I’m the parent of a Tubman PreK student, and my husband Josh and I wrote the letter linked below to Chancellor Ferebee voicing concerns about DCPS’ reopening plan.”

DCPS Reopening: Parent Concerns Sign-on Letter

“Dear Chancellor Ferebee,

As the parents of more than [XX] DCPS students, we, the undersigned, write to express our profound concerns with the announced plans for a phased reopening of Washington D.C.’s public schools beginning on November 9, 2020. The following four issues highlight our deepest worries:

–The health and safety plan DCPS will be implementing to protect students, teachers, and staff from COVID-19 is vague and falls well short of plans adopted by other major school districts that have attempted some form of in-person schooling. Less than two weeks before 21,000 students and 3,600 adults are set to return to school, details pertaining to testing, quarantine measures for students who test positive while on school premises, and mask-wearing have not been shared with parents. We join numerous DC Councilmembers in voicing lack of faith in the health and safety plan.

–The absence of deep, inclusive engagement and consultation with teachers and school administrators in developing, refining, and rolling out the latest reopening plans has led to confusion and a lack of buy-in and support from the District’s most critical employees.

–The community and trust-building progress that teachers have worked so hard to achieve during Term One–and over the past year and a half, for pre-K learners–are likely to be eliminated, since many students would be separated from their teachers.

–The timing, content, and mode of communications has been extremely problematic:

->Online town halls are inherently not inclusive–many have been scheduled at dinnertime–and most comments and questions go unaddressed by either presenters or moderators. An Oct. 21 press conference was publicized neither to parents nor to teachers.

->The announcement of plans for upcoming terms, both in mid-August and now, were nothing but sketched outlines. Exact details have remained undisclosed until one week before parents will not only learn for the first time what options are available to their students, but must also decide how and whether such options can work given current circumstances.

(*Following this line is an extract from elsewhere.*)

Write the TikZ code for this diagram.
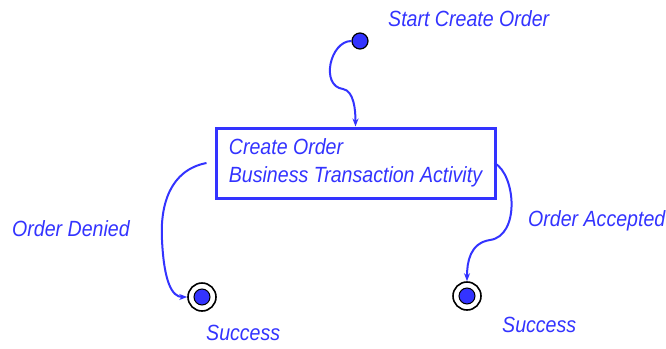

Given these serious concerns, we offer up the following five recommendations:

–Delay the start of in-person learning until Term Three (February 1, 2021) due to the growing number of COVID-19 cases in the region, the onset of flu season, and two major holiday breaks that will almost immediately disrupt the reopening process (Thanksgiving and Christmas/New Year’s).

–During this delay, survey DCPS teachers and hold focus groups composed of teachers from all grade levels and all wards to gather their recommendations and insights. Publish the results of these surveys and focus groups to parents and the public in a timely manner.

–Keep students with their teachers. Do not use middle and high school staff and administrators to supervise elementary students who would be separated from their teachers under the current reopening plan.

–For students identified as high risk and/or high need, gather input from parents and/or caretakers to determine what would be most helpful in terms of restarting in-person learning. Adopt multiple outreach strategies, including email, phone, and in-person visits as possible to ascertain that vulnerable members of the community have been contacted. Publish the results of this outreach to the public in a timely manner.

–Communicate weekly with parents about the planning process including plans under consideration, plans considered and rejected (and why), and expected timelines for making decisions and announcements.

In writing, we also wish to recognize that DCPS faces many difficult trade-offs in determining how and when to reopen schools. However, because of the way the Chancellor’s Office and the Mayor’s Office have made decisions, we lack confidence in the outcome. Parent and teacher engagement should have been central to this process, not an afterthought.

We hope that you will take our concerns seriously.